GIVEN INSTRUCTION
Scan the lines below; pull out those with "this".

Charts and diagrams as code
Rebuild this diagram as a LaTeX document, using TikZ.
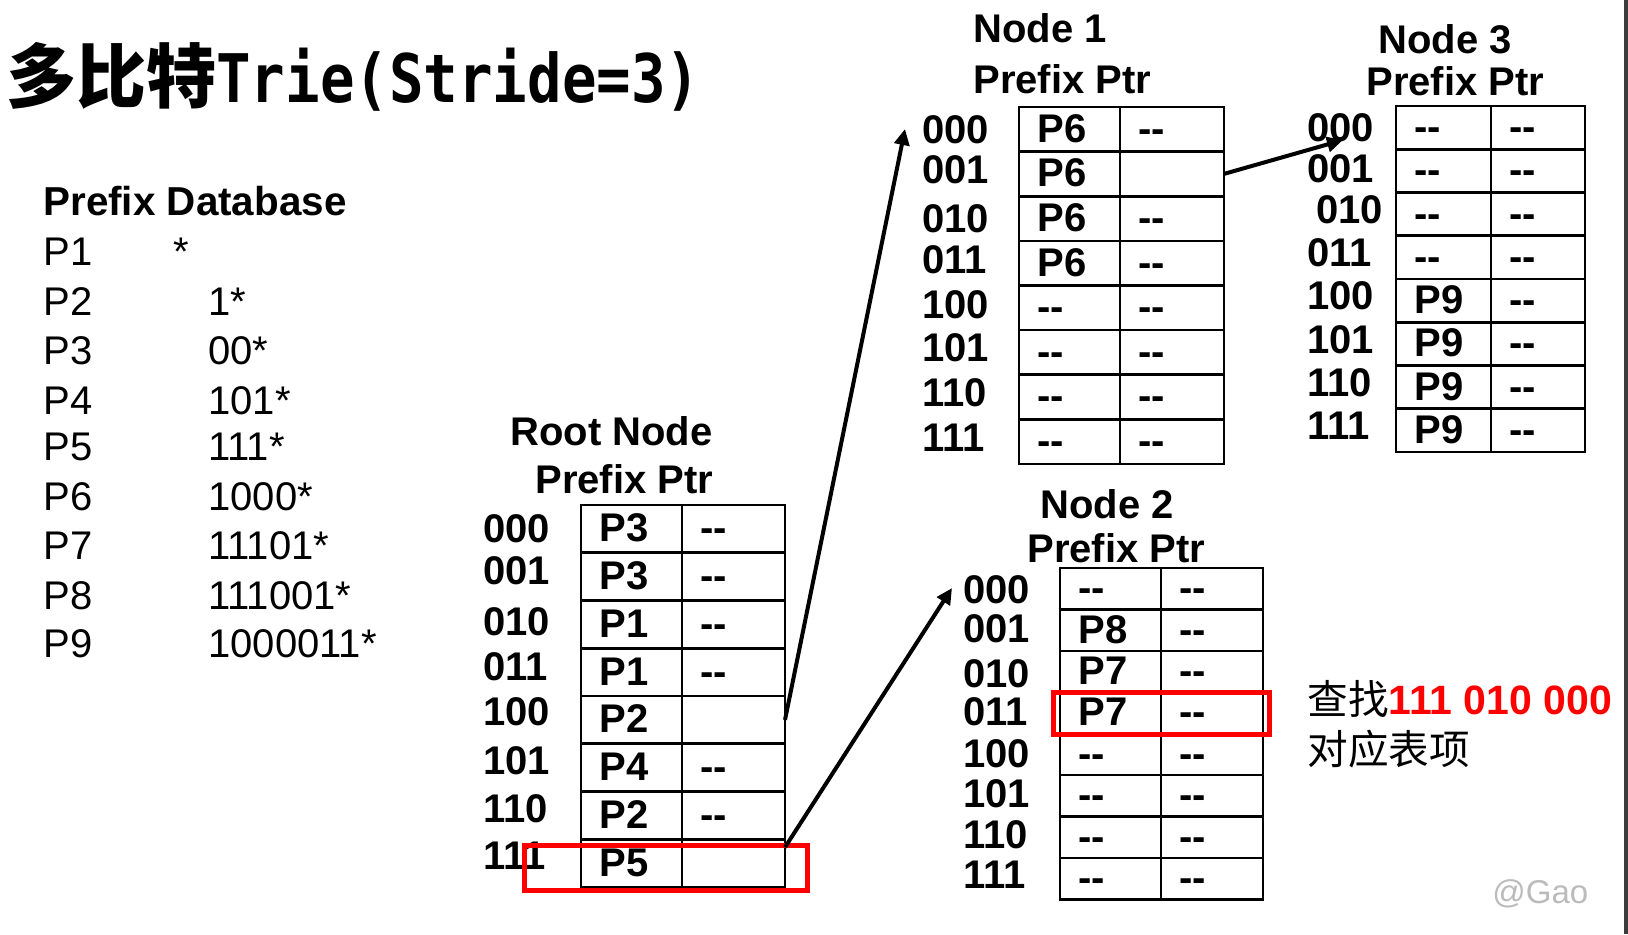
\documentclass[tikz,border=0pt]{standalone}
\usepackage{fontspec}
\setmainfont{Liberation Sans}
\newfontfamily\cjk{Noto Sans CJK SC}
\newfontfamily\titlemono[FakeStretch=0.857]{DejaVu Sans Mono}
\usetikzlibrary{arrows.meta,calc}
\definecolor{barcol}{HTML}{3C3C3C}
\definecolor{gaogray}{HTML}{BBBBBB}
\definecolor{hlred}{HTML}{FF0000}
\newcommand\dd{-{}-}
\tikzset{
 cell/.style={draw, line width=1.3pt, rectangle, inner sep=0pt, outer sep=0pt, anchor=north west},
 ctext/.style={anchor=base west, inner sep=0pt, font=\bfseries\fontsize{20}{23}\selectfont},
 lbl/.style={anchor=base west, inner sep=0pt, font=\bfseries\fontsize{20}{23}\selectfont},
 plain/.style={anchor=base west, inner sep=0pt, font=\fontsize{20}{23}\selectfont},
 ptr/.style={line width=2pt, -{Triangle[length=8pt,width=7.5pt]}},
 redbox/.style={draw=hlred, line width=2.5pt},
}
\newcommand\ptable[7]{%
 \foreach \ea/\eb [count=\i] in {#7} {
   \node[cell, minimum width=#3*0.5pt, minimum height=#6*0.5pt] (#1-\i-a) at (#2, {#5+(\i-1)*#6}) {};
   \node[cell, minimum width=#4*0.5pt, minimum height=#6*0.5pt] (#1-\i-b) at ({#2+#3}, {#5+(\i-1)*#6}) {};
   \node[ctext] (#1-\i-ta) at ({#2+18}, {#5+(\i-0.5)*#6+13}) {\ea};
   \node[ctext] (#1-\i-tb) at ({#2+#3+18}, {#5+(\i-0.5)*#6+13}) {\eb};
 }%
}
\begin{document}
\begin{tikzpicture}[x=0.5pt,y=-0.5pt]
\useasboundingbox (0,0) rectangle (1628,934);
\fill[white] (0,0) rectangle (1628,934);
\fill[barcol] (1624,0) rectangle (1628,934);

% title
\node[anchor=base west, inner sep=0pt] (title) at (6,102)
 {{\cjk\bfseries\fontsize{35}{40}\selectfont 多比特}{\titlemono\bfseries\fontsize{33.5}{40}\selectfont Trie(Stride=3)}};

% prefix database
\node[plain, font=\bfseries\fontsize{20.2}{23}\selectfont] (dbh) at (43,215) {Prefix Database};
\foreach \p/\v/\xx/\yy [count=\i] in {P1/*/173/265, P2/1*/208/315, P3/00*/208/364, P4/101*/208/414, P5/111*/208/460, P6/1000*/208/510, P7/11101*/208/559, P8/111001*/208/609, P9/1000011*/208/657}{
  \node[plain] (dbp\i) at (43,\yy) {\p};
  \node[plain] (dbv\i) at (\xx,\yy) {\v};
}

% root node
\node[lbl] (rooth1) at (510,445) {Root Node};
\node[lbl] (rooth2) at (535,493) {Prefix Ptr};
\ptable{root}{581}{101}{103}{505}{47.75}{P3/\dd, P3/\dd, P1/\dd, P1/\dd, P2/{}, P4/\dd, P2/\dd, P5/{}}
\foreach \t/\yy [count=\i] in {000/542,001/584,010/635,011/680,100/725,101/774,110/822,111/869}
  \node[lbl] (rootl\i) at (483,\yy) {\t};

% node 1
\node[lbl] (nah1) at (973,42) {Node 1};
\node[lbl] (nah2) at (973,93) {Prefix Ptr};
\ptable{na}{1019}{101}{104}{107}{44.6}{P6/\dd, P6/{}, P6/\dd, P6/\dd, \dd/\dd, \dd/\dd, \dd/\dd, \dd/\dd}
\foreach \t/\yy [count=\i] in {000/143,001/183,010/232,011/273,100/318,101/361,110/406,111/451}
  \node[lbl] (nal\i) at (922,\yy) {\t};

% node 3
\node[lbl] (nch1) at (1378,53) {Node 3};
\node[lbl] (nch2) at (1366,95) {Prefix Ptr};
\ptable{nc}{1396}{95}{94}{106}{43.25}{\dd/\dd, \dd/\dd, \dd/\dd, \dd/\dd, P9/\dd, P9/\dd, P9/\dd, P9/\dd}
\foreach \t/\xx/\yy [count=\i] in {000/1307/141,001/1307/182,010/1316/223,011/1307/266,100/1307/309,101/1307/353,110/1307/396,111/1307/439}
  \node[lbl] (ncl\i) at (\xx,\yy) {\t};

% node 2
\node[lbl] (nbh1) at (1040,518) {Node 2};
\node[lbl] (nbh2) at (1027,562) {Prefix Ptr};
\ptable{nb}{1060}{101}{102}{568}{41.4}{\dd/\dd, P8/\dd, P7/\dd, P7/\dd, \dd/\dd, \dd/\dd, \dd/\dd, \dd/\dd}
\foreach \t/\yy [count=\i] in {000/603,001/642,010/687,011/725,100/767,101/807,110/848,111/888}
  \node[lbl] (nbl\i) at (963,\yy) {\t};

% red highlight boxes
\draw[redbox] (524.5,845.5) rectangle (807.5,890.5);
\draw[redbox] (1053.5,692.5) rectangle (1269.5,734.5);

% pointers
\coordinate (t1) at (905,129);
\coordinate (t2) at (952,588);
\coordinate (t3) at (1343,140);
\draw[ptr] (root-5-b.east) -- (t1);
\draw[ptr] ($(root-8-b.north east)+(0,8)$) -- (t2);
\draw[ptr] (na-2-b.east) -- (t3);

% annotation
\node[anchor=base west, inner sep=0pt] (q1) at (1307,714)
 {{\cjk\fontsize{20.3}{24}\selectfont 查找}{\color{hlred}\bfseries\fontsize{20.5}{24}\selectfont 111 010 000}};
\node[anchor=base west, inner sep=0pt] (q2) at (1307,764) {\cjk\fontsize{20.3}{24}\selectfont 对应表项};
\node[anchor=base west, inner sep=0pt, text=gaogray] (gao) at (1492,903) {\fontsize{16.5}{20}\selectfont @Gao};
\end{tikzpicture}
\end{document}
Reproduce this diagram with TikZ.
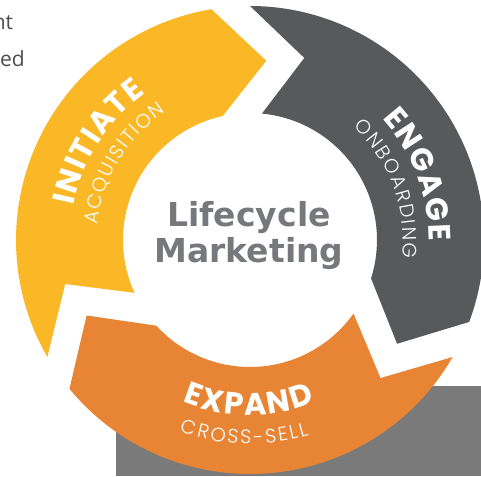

RESULT OF THE EXERCISE
Rebuild this diagram as a LaTeX document, using TikZ.
Reproduce this diagram with TikZ.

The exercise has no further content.